Agenda.ge, Jul 10, 2018, Tbilisi, Georgia

Leaders of the North Atlantic Treaty Organisation convening for the alliance’s Brussels summit should seek to break the deadlock in admitting Georgia as a member, notes a new article on the website of Brussels-based EUobserver website.

Published ahead of the summit, which will see representatives of 29 member states and partner nations gather in the city on July 11 and 12, the opinion piece outlines Georgia’s expectations from the event.

No other aspirant country has so many initiatives with Nato as Georgia. In any objective analysis Georgia is a poster child for Nato enlargement”, note authors Amanda Paul and Ana Andguladze in the article.

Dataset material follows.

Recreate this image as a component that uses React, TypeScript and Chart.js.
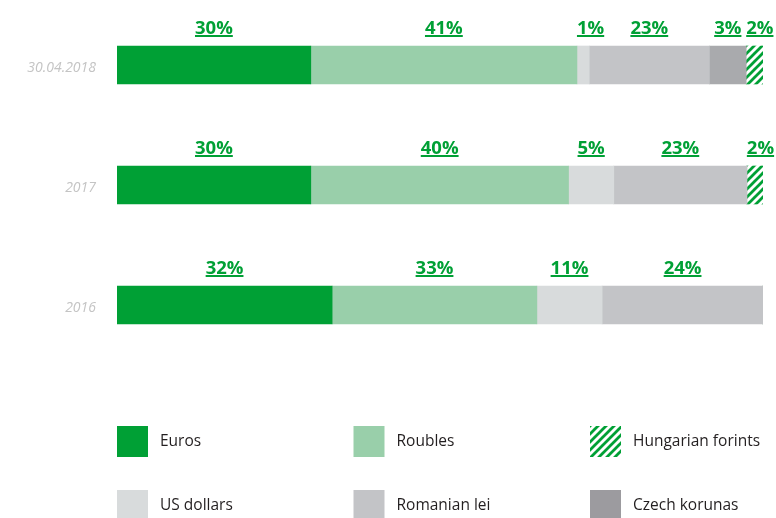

While admitting that "the Russian factor hangs over every enlargement decision” by the alliance, they maintain that NATO "should not give Putin veto power over a sovereign country's decision on the vital issue of security”.

The analysis refers to a proposed approach to "break[ing] the deadlock”, outlined in

A recent report for Heritage Foundation, a Washington-based organisation promoting conservative policies, by Luke Coffey.

[Coffey's solution is for NATO] to grant membership by temporarily excluding Abkhazia and South Ossetia from Nato's Article 5 security guarantee”, explain the two authors.

The EUobserver article also goes into detail on Georgia’s extensive cooperation with the alliance and the obsolescence of the Membership Action Plan as the mechanism for realising Georgia’s NATO aspirations.